Before I review another book about the experience of being a backing musician for a doo wop group I thought I'd repost this assessment of Michael G. Devlin's account of working with the G-Clefs of I Understand and Ka-Ding-Dong fame. I've corrected a few of my own typos - so much for my criticism of his style - but otherwise left the piece much as it was.

 
It has to be said at the outset that this is not, in the technical sense, a well written book: there are  grammatical errors or infelicities which mean you occasionally have to rewrite a sentence in your head to make sense of it - and don't get me started on the apostrophes. Was there really no one to cast an incisive eye over musician Mike Devlin's MS before it was shared with the world?

That said, this is still a compelling tale: stick with it and you will learn to filter out the blemishes, like tuning out the bacon sizzle on a 78 once the music grabs hold. And it is liberally illustrated with photographs of the group in action and posters and flyers for gigs.



The story begins some time before Devlin's fateful meeting with the group who would involve and expasperate him over a ten year period. Playing guitar as a young man to supplement his meagre wages as a computer operator he is approached, somewhat to his surprise, to join several bands led by showmen of varying abilities. He learns his craft from these and others along the way before a performance at a birthday bash leads to the momentous meeting with the G-Clefs and an invitation to perform regularly with the group, famous for such hits as I Understand (a favourite of Clarke Davis's) and Ka-Ding-Dong.

The story is then set out more or less gig by gig, spaced out over those ten years. This is the point at which some biographies can become a bit repetitive, but not so here. Provided you have gotten over those surface errors you will find yourself drawn into what is undoubtedly a warts-and-all account: individual members of the G-Clefs make stupid, seemingly irrational, decisions, passing up rare chances to advance their careers, or fall out, get drunk and collapse in a pool of blood while the rest of the group do their best to carry on.

The way he tells it, the eventual sundering between Mike and the G-Clefs doesn't seem to have been handled with particular grace by the group, especially after such a long working relationship, but you don't get the sense that this narrative is about settling scores. Some years later he is invited to a surprise seventieth birthday party of one of the group members, which he accepts. His summing up of the experience is enough to provide a taste of his writing style - you know what he means, more or less, though it's not quite what he's actually saying:

There was none of that reminiscing about our time together, but that was okay with me. Besides, I didn't think we would get through any part of our previous journey as we struggled to become one in unison with a shared common goal; to make the best music we could.
It wouldn't matter so much, I suppose, zipping by in conversation, but it shows up on the printed page. Unless that's just me.
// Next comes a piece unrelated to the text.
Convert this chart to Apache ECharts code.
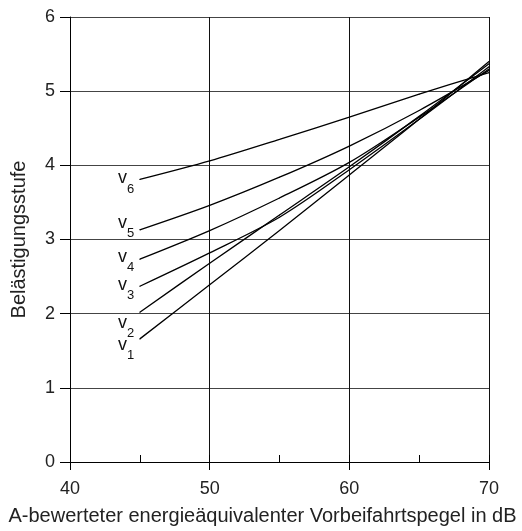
<!DOCTYPE html>
<html>
<head>
<meta charset="utf-8">
<script src="https://cdn.jsdelivr.net/npm/echarts@6/dist/echarts.min.js"></script>
<style>html,body{margin:0;padding:0;background:#fff}#c{width:522px;height:531px}</style>
</head>
<body>
<div id="c"></div>
<script>
const FONT = 'Liberation Sans, Arial, sans-serif';
const xValues = [45, 50, 55, 60, 65, 70];
const v1 = [1.66, 2.39, 3.12, 3.87, 4.62, 5.40];
const v2 = [2.02, 2.68, 3.33, 3.98, 4.66, 5.37];
const v3 = [2.37, 2.82, 3.30, 3.94, 4.62, 5.33];
const v4 = [2.735, 3.12, 3.56, 4.04, 4.65, 5.30];
const v5 = [3.13, 3.46, 3.84, 4.26, 4.74, 5.28];
const v6 = [3.81, 4.06, 4.35, 4.65, 4.96, 5.25];
const curveNames = ['1', '2', '3', '4', '5', '6'];
const curves = [v1, v2, v3, v4, v5, v6];
const labelOffsets = [10, 15, 3, 2, -3, 3];
const xTicks = [40, 50, 60, 70];
const yTicks = [0, 1, 2, 3, 4, 5, 6];
const xTitle = 'A-bewerteter energieäquivalenter Vorbeifahrtspegel in dB';
const yTitle = 'Belästigungsstufe';

const series = curves.map((vals, k) => ({
  type: 'line',
  name: 'v' + curveNames[k],
  xAxisIndex: 0,
  smooth: 0.3,
  symbol: 'circle',
  symbolSize: 1,
  showSymbol: true,
  itemStyle: { color: '#000' },
  lineStyle: { color: '#000', width: 1.3 },
  emphasis: { disabled: true },
  data: xValues.map((x, i) => {
    if (i === 0) {
      return {
        value: [x, vals[i]],
        label: {
          show: true,
          position: 'left',
          distance: 5,
          offset: [0, labelOffsets[k]],
          formatter: '{v|v}{s|' + curveNames[k] + '}',
          rich: {
            v: { fontSize: 18, fontFamily: FONT, color: '#111', padding: [0, 0, 8, 0], verticalAlign: 'bottom' },
            s: { fontSize: 13, fontFamily: FONT, color: '#111', verticalAlign: 'bottom' }
          }
        }
      };
    }
    return [x, vals[i]];
  })
}));

const chart = echarts.init(document.getElementById('c'), null, { renderer: 'canvas' });
chart.setOption({
  animation: false,
  backgroundColor: '#fff',
  grid: { left: 70, right: 33, top: 17, bottom: 66, containLabel: false },
  xAxis: [
    {
      type: 'value', min: xTicks[0], max: xTicks[xTicks.length - 1], interval: 10, position: 'bottom',
      axisLine: { show: true, lineStyle: { color: '#000', width: 1 } },
      axisTick: { show: true, length: 8, lineStyle: { color: '#000' } },
      splitLine: { show: true, lineStyle: { color: '#111', width: 1 } },
      axisLabel: { fontSize: 18, color: '#222', margin: 18, fontFamily: FONT },
      name: xTitle, nameLocation: 'middle', nameGap: 44,
      nameTextStyle: { fontSize: 20, color: '#222', fontFamily: FONT, padding: [0, 34, 0, 0] }
    },
    {
      type: 'value', min: 40, max: 70, interval: 5, position: 'bottom',
      axisLine: { show: false },
      axisTick: { show: true, inside: true, length: 7, lineStyle: { color: '#000' } },
      axisLabel: { show: false },
      splitLine: { show: false }
    }
  ],
  yAxis: {
    type: 'value', min: yTicks[0], max: yTicks[yTicks.length - 1], interval: 1,
    axisLine: { show: true, lineStyle: { color: '#000', width: 1 } },
    axisTick: { show: true, length: 10, lineStyle: { color: '#000' } },
    splitLine: { show: true, lineStyle: { color: '#444', width: 1 } },
    axisLabel: { fontSize: 18, color: '#222', margin: 15, fontFamily: FONT },
    name: yTitle, nameLocation: 'middle', nameGap: 41, nameRotate: 90,
    nameTextStyle: { fontSize: 20, color: '#222', fontFamily: FONT }
  },
  series: series
});
</script>
</body>
</html>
The hard copy of this book also contains a "Special Added Feature" entitled "Doo-Wop and The G-Clefs: In Their Own Words". I haven't read this yet, but from a cursory glance it looks as though someone has actually subedited this: there don't seem to be the errors found in the main text (though both pieces are credited to Devlin). As I say, however, the eye and the mind adjust, and I would still recommend the book overall, but - a bit like those chances the group allow to pass them by - it's hard to understand why those extra steps weren't taken to make the text that bit more accessible.

These two tales - the bandleader's and the vocal group's - can be bought as separate ebooks but it feels right that they are between the same covers in the book proper. I don't yet know whether "In Their Own Words" will contain any startling revelations absent from the other side's account but there is a definite sense in the latter that however close Devlin may get to the G-Clefs through rehearsing and playing these many gigs they remain forever, in some essential way, closed off to him. When, for example, he is told that someone has been excluded from the group for a year, or that they have turned down a potential Vegas gig, it is not presented as something up for negotiation: they have spoken, and they share a past whose significance no outsider can hope to understand.
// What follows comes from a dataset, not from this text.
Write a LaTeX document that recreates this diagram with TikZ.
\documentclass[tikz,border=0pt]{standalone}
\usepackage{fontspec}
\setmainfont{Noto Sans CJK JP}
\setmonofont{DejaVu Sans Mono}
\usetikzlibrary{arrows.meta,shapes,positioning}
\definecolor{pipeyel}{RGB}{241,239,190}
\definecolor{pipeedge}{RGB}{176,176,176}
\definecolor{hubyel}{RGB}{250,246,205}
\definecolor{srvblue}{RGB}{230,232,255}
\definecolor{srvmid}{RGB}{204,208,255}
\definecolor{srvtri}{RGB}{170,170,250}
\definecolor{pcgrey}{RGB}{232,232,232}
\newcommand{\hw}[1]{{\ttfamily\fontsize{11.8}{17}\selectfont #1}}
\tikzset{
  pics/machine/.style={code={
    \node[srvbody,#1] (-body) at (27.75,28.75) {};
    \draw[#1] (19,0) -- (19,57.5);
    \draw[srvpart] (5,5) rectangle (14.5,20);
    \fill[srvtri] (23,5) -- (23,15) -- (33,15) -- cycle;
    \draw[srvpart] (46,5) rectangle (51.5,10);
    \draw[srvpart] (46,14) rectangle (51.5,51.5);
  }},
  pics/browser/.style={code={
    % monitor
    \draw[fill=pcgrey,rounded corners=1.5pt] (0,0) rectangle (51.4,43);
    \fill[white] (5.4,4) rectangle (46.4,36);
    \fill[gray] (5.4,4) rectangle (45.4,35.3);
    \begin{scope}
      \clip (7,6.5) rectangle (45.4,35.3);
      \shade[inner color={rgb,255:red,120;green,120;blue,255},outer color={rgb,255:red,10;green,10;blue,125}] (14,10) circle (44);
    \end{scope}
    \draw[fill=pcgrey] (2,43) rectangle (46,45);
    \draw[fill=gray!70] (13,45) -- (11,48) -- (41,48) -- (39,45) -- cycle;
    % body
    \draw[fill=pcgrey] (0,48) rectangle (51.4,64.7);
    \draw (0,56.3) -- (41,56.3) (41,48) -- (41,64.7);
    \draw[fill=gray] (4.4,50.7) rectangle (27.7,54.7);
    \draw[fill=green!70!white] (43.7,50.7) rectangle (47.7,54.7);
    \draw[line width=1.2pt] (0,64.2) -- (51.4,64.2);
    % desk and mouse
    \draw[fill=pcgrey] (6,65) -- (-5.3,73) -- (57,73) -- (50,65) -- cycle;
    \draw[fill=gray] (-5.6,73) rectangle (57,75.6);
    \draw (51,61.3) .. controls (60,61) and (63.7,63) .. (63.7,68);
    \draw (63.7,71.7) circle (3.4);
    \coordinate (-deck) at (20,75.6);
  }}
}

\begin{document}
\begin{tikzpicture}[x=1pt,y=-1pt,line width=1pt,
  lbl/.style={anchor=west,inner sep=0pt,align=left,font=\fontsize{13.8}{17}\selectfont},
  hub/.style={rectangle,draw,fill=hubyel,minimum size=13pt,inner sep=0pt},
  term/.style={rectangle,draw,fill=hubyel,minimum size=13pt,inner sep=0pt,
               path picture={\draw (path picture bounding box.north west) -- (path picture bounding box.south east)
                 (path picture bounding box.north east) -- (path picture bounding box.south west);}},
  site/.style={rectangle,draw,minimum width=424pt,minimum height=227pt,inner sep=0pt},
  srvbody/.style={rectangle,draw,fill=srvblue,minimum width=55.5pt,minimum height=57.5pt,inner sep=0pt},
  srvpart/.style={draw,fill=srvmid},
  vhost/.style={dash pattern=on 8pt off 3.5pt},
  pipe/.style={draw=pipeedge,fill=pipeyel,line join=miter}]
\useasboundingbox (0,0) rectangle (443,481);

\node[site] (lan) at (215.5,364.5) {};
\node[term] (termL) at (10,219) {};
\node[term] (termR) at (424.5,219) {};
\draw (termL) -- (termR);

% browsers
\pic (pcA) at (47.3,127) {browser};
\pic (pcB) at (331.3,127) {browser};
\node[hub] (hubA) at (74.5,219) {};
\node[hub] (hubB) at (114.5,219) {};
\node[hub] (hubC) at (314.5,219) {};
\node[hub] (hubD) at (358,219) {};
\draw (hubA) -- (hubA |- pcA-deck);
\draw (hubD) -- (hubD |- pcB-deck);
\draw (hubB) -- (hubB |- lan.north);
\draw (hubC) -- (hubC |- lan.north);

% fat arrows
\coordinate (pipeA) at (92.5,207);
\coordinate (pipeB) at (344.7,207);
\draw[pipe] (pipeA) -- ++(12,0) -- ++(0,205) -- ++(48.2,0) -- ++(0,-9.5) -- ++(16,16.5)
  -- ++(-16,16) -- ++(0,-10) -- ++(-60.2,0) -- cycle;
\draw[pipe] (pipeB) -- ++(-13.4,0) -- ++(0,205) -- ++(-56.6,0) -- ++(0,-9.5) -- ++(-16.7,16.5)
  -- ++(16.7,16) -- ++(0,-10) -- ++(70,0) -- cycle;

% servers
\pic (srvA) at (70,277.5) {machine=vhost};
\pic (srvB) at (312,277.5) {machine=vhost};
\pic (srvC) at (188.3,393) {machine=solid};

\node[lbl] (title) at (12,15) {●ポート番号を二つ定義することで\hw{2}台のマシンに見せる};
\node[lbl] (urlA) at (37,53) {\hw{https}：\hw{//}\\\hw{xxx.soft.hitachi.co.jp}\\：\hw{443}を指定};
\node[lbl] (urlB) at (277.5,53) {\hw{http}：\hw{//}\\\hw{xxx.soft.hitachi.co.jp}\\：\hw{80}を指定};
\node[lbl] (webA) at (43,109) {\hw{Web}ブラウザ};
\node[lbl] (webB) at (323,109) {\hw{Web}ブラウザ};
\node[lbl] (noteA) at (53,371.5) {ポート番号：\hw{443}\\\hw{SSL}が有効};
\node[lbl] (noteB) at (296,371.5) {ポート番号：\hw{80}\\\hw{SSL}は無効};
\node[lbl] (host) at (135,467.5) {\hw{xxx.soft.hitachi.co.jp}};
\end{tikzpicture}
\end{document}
Seeing that demarcation line is fascinating. It takes me back to that remark of Ben E King's quoted in Gerri Hershey's Nowhere to Run. Trying to explain the supreme importance of his streetcorner singing days King says: "Those guys knew when you were gonna breathe." How can a newcomer compete with three decades or more of that kind of closeness?

Yet there is contradictory behaviour. At one point Devlin is deeply hurt when a member of his band tells him that one of the singers commented that two of his musicians (Devlin himself seems to have been excluded) couldn't play the music properly because they were white. When, at the next formal meeting between group and musicians, Devlin directly asks the group member whether he has any issues with any members of the band he says, head down, "No, I don't", and that is the end of that. During the same meeting, however, Devlin learns that the G-Clefs have turned down two potentially lucrative gigs in London (could this have been one of the Capitol Gold rock'n'roll shows?) and Philadelphia because the promoters only wanted them, not the band - which suggests loyalty and respect for their regular musicians' contribution (unless it was simply fear of the unknown).

During that surprise birthday party referred to earlier for the first time someone in the G-Clefs' camp admits to Mike that the group treated him badly but he is able to be magnanimous:
I reminded myself that it's not what they did to me; it's what they did to themselves.
There are several clips on youtube of the G-Clefs performing live during the timeframe of this book. Like the book they sure ain't smooth (unlike some of their earlier studio recordings) but it's easy to see that they must have been thrilling to watch live, whatever the ragged edges. They weren't gigging every night - Devlin makes the point that together they only did 42 shows over ten years - so was the group's decision to turn down Vegas about fears of the discipline involved? Was it simply that over long years they knew their limitations?

Anyway, here is their version of Can't Do Sixty No More.




DOO-WOP! and THE G-CLEFS: The saga of America's last original Doo-Wop group from the 1950s still performing by Michael G Devlin can be bought at amazon, Barnes and Noble, and possibly elsewhere. There does not seem to be a dedicated website.